IN KEEPING WITH MYSELF

ERIKA DEFREITAS


Colour image of hands partially covering cut out photos of a woman and other prints, and some paper. A small round mirror faces up from the desk. Hand written words under the image read: Rec'd an email from Emily. M - learned about Jeanne Duval - Baudelaire was her partner. I'm drawn to her - to them. Feeling close to Maud Saulter's body of work & research on Jeanne. her eyes? Yes Lorraine O'Grady. I thought to contact Maud before going to Scotland - then read about her passing 10 years earlier. Saw her photos in Edinburgh.
© Erika DeFreitas, arriver avant moi, devant moi (diptych), 2019–2020
Archival inkjet prints, 121.92 x 96.52 cm (48 × 38 inches)
Colour image of hands partially covering cut out photos of a woman and other prints and artwork, and some paper. The right hand holds the small round mirror and reflects Erika DeFreitas" face. Hand written words under the image read: Maud joins me in this process. A careful slow looking. there is a resonance. "est arrivée là avant moi devant moi". (Jeanne/Berthe/Lemer/Lemaire/Prosper?) "In what ways are what we remember, memorialize, organize, and archive predicated on chance operations". this vs intuition.
© Erika DeFreitas, arriver avant moi, devant moi (diptych), 2019–2020
Archival inkjet prints, 121.92 x 96.52 cm (48 × 38 inches)

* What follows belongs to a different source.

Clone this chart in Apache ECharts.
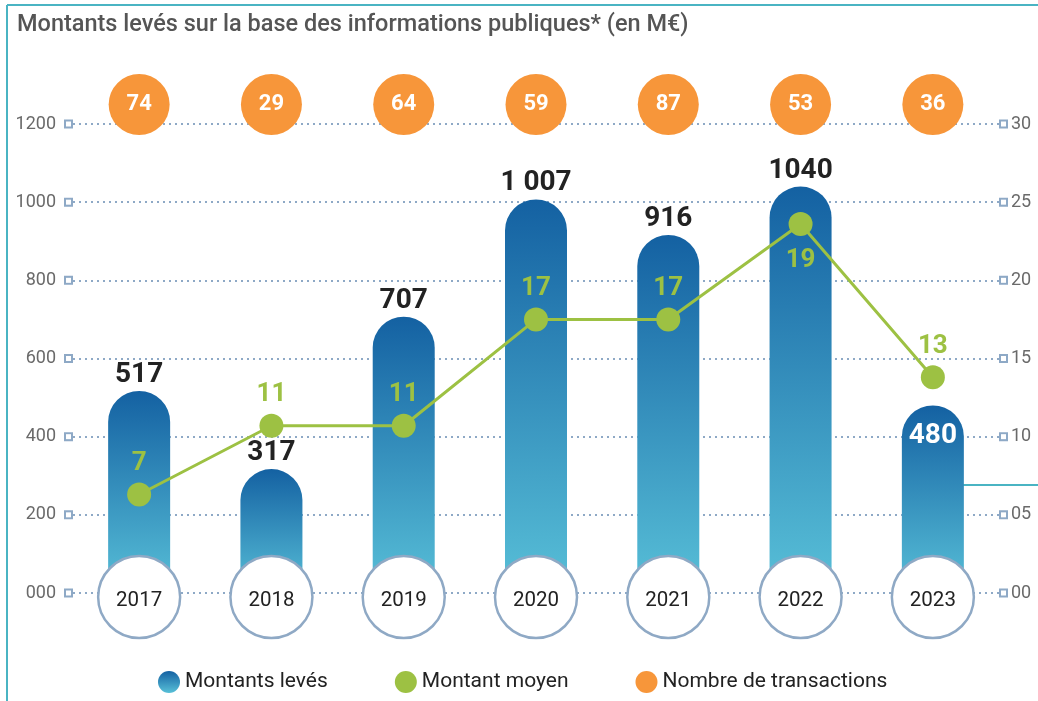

Erika DeFreitas is a Toronto-based artist who is curious about the various forms of loss one may encounter. Her interdisciplinary practice draws on both personal and cultural histories to investigate absence and presence. She uses a variety of media and places an emphasis on process, gesture and documentation. What has evolved is a playful obsession with finding ways to make the impermanent permanent, or engaging in ritualistic acts in the hopes of regaining what is lost.

Encompassing research, documentation and gestured collage, DeFreitas’s diptych, from her larger series arriver avant moi devant moi, provides a space for reflection. The artist searches for the Black body in European and Western art history. In her process, she invokes visual artists like Maud Sulter and Lorraine O’Grady, and actress and dancer Jeanne Duval, whose faces and accomplishments are often erased from history. This search for artists from the past is akin to genealogical research, where the quest for a sense of identity is paired with the desire to create a space for the self within the narrative of family histories. With her artwork, DeFreitas creates a new history — a new space in which she places herself within a long line of often hidden faces and talents.